Je suis l'un des directeurs de l'agence d'architecture Populous, spécialisée dans les équipements sportifs. Nous possédons des bureaux à Londres, Kansas City et Brisbane. Nous avons conçu et réalisé près de 50 % des stades de plus de 60 000 places construits dans le monde depuis 30 ans, ce qui représente notamment plus de 300 000 sièges de rugby. Nous étions notamment concepteurs de la tribune sud de Twickenham, du Millenium Stadium de Cardiff et de l'Aviva Stadium de Dublin. Nous nous sommes également occupés de la rénovation de plusieurs stades néo-zélandais pour la Coupe du Monde 2011. Notre agence est la seule à avoir réalisé trois stades olympiques - Sidney, Londres et Sotchi. Nous avons rénové le stade de Wimbledon. Ainsi, nous possédons l'expérience de ce que sont les stades - en ville comme en dehors, construits ou rénovés - et de la manière de les utiliser.
S'agissant de la place du stade dans la cité et de son modèle économique, j'apporterai un éclairage international à votre préambule. Vous évoquez Roland-Garros et le génie du lieu ; il est vrai que les stades sont souvent réalisés ainsi. La volonté politique était de construire l'Aviva Stadium au même emplacement que Lansdowne Road, comme cela a également été le cas pour Millenium Stadium ou Wembley. Certains stades sont toutefois rebâtis ailleurs. Avant le Stade de France, l'équipe de France évoluait au Parc des Princes et, avant cela, à Colombes. Ces décisions appellent des données très larges à prendre en compte, qui sont ou non valables selon les enceintes.
Je suis d'accord avec vos propos sur la nécessité d'une proximité pour la convivialité. Cette convivialité diffère au Stade de France car, comme tous les stades olympiques, il possède une piste d'athlétisme. À Munich, le Bayern a souhaité un nouveau stade pour cette raison. Le dimensionnement et la capacité d'un stade ne sont cependant pas déterminants dans la non-convivialité. La convivialité à Twickenham est incommensurable. Le match est seulement la mi-temps du temps passé par les gens dans le processus entier, pour aller et revenir. L'expérience est globale, bien au-delà du match.
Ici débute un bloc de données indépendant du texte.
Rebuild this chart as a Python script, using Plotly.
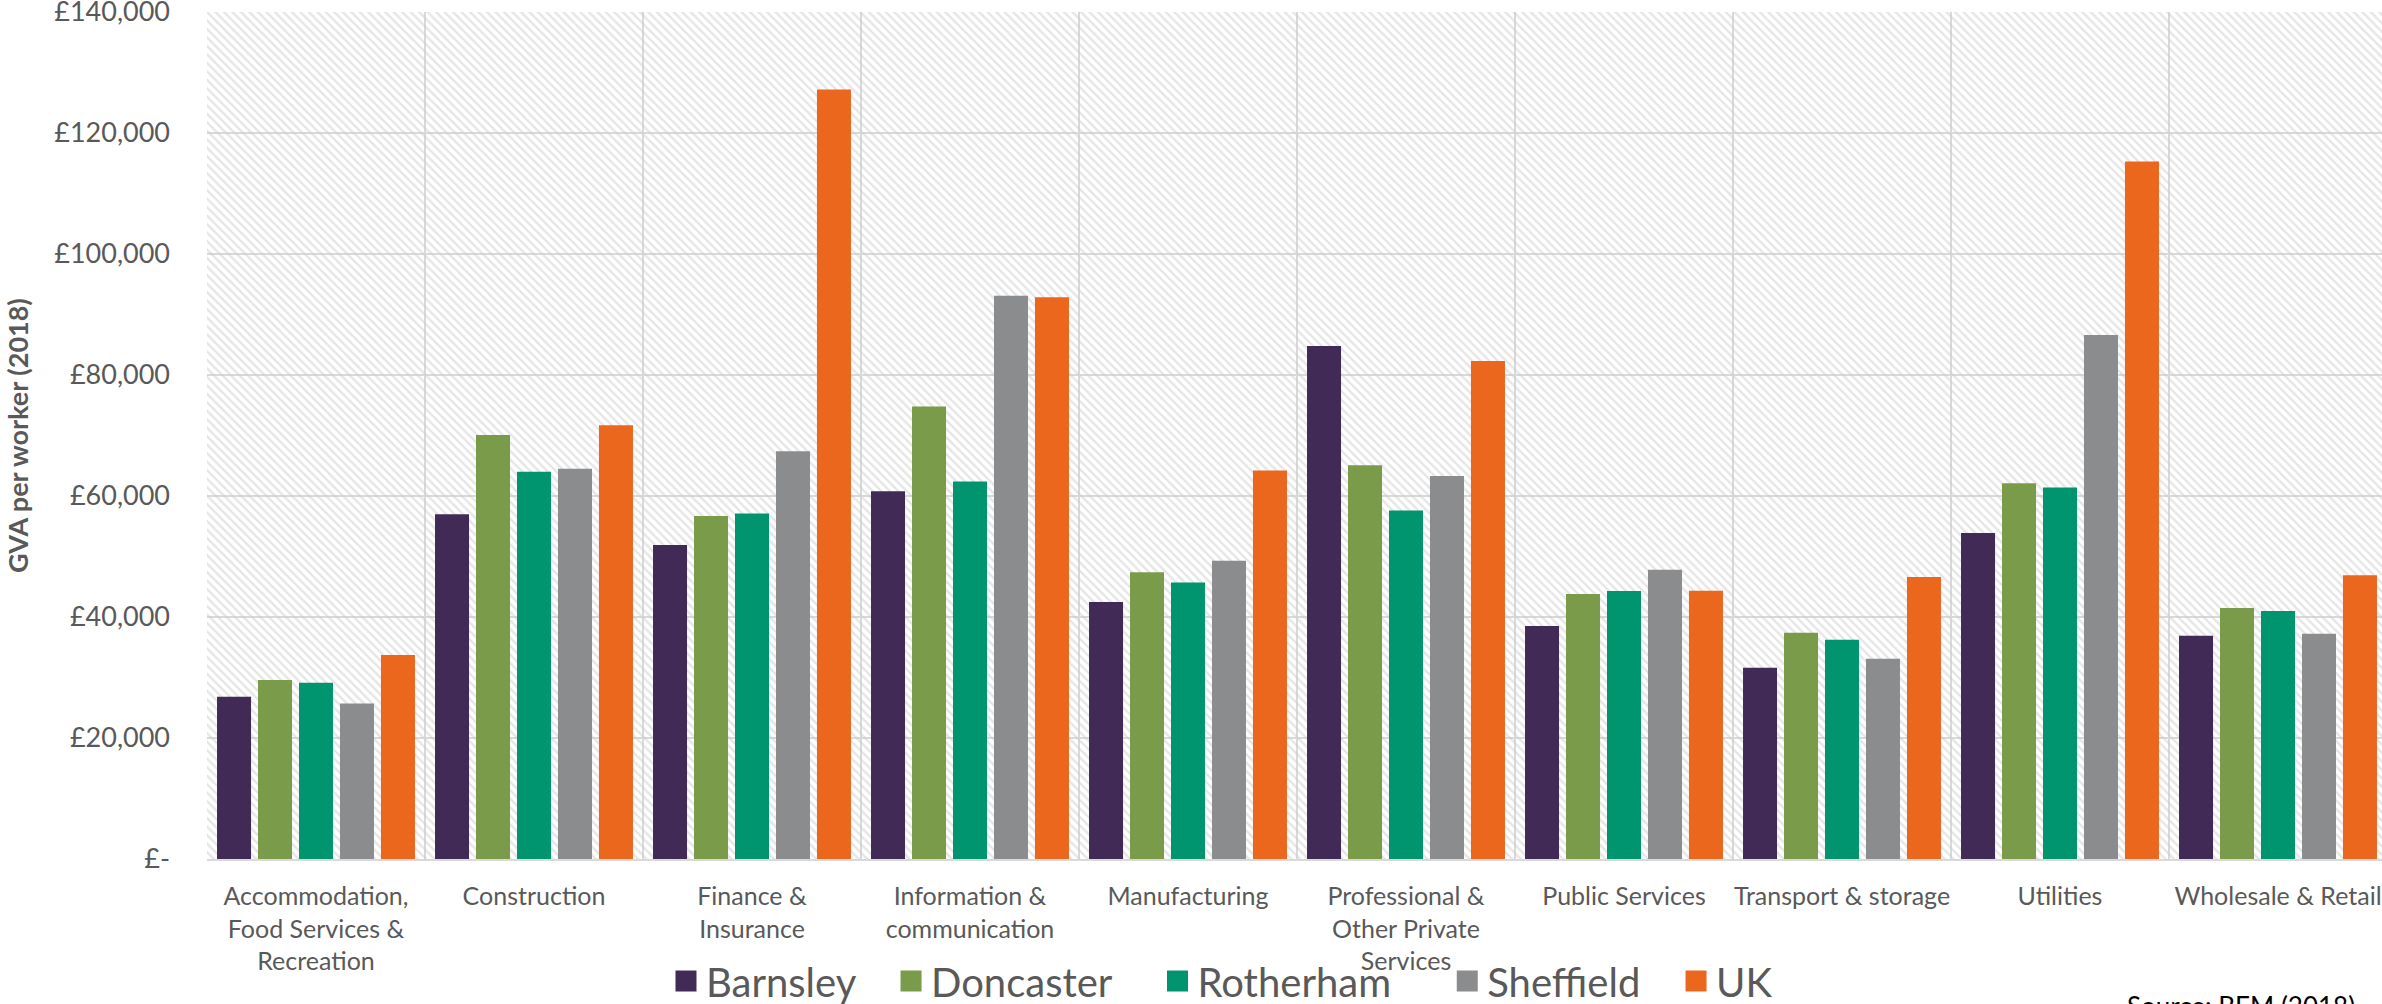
import plotly.graph_objects as go

categories = [
    "Accommodation,<br>Food Services &<br>Recreation",
    "Construction",
    "Finance &<br>Insurance",
    "Information &<br>communication",
    "Manufacturing",
    "Professional &<br>Other Private<br>Services",
    "Public Services",
    "Transport & storage",
    "Utilities",
    "Wholesale & Retail",
]

barnsley = [26800, 57000, 51900, 60800, 42500, 84800, 38500, 31600, 53900, 36900]
doncaster = [29600, 70100, 56700, 74800, 47400, 65100, 43800, 37400, 62100, 41500]
rotherham = [29150, 64000, 57100, 62400, 45700, 57600, 44300, 36250, 61400, 41000]
sheffield = [25700, 64500, 67400, 93100, 49300, 63300, 47800, 33100, 86600, 37250]
uk = [33700, 71700, 127200, 92850, 64200, 82300, 44350, 46600, 115300, 46900]

series_names = ["Barnsley", "Doncaster", "Rotherham", "Sheffield", "UK"]
series_values = [barnsley, doncaster, rotherham, sheffield, uk]
series_colors = ["#412A55", "#7A9B4A", "#00956F", "#8A8C8D", "#EB671E"]

y_tickvals = [0, 20000, 40000, 60000, 80000, 100000, 120000, 140000]
y_ticktext = ["£-", "£20,000", "£40,000", "£60,000", "£80,000", "£100,000", "£120,000", "£140,000"]

W, H = 2382, 1004
L, R, T, B = 207, 0, 12, 145
plot_w = W - L - R
plot_h = H - T - B
cat_px = 218.0

fig = go.Figure()

# hatched plot background (main subplot, below the data subplot)
fig.add_trace(go.Bar(
    x=[0.5], y=[y_tickvals[-1]], width=[1], xaxis="x", yaxis="y",
    marker=dict(color="rgba(0,0,0,0)", line=dict(width=0),
                pattern=dict(shape="\\", fgcolor="#cccccc", bgcolor="rgba(0,0,0,0)",
                             size=6, solidity=0.4)),
    showlegend=False, hoverinfo="skip",
))

for name, vals, col in zip(series_names, series_values, series_colors):
    fig.add_trace(go.Bar(
        x=categories, y=vals, name=name, xaxis="x2", yaxis="y",
        marker=dict(color=col, line=dict(width=0)),
        showlegend=False,
    ))

# legend entries (trailing no-break spaces set the gap between entries)
legend_pad = [3, 4, 5, 3, 0]
for name, col, npad in zip(series_names, series_colors, legend_pad):
    fig.add_trace(go.Scatter(
        x=[None], y=[None], name=name + "\u00a0" * npad, mode="markers",
        xaxis="x2", yaxis="y",
        marker=dict(symbol="square", size=16, color=col, line=dict(color=col, width=5)),
        showlegend=True,
    ))

font_family = "Lato"
grid_col = "#d9d9d9"
txt_col = "#595959"

n_vis = plot_w / cat_px

fig.update_layout(
    width=W, height=H,
    margin=dict(l=L, r=R, t=T, b=B, autoexpand=False),
    paper_bgcolor="white", plot_bgcolor="white",
    barmode="group", bargap=0.06, bargroupgap=0.17,
    font=dict(family=font_family, color=txt_col),
    xaxis=dict(range=[0, 1], visible=False, fixedrange=True),
    xaxis2=dict(
        type="category", overlaying="x", anchor="y", side="bottom",
        categoryorder="array", categoryarray=categories,
        range=[-0.5, -0.5 + n_vis],
        tickson="boundaries", showgrid=True, gridcolor=grid_col, gridwidth=2,
        ticks="", showline=True, linecolor=grid_col, linewidth=2,
        tickfont=dict(family=font_family, size=25, color=txt_col),
        ticklabelstandoff=14, tickangle=0,
    ),
    yaxis=dict(
        range=[0, 140000], tickvals=y_tickvals, ticktext=y_ticktext,
        showgrid=True, gridcolor=grid_col, gridwidth=2, zeroline=False,
        showline=False, ticks="",
        tickfont=dict(family=font_family, size=27, color=txt_col),
        ticklabelstandoff=36, ticklabeloverflow="allow",
    ),
    legend=dict(
        orientation="h", x=(666 - L) / plot_w, xanchor="left",
        y=-(981 - (T + plot_h)) / plot_h, yanchor="middle",
        font=dict(family=font_family, size=40, color=txt_col),
        bgcolor="rgba(0,0,0,0)", itemsizing="trace",
    ),
    annotations=[
        dict(text="<b>GVA per worker (2018)</b>", textangle=-90,
             xref="paper", yref="paper", x=(17.5 - L) / plot_w, y=0.5,
             xanchor="center", yanchor="middle", showarrow=False,
             font=dict(family=font_family, size=27, color=txt_col)),
        dict(text="Source: BEM (2018)", xref="paper", yref="paper",
             x=(2357 - L) / plot_w, y=-(988 - (T + plot_h)) / plot_h,
             xanchor="right", yanchor="top", showarrow=False,
             font=dict(family=font_family, size=26, color="#000000")),
    ],
)

fig.write_html("out.html")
Vous parliez des équipements publics qui constituent effectivement une spécificité française. La ligue fermée est un avantage incommensurable vis-à-vis des autres sports et fédérations. Sur la question de la consommation et des offres supplémentaires, pourquoi ne pas proposer autre chose qu'un hot-dog ? Enfin, la question de l'impact d'une reconstruction dans un tissu urbain existant se pose. Le stade doit être appréhendé comme générateur de tissu urbain. Il constitue une manne rare qu'il convient d'imaginer. Je ne parle pas des stades à l'américaine qui possèdent un immense parking et un centre commercial. Des opportunités existent pour développer un tissu urbain avec des équipements propres.
Vous avez visité des stades : cette démarche est primordiale.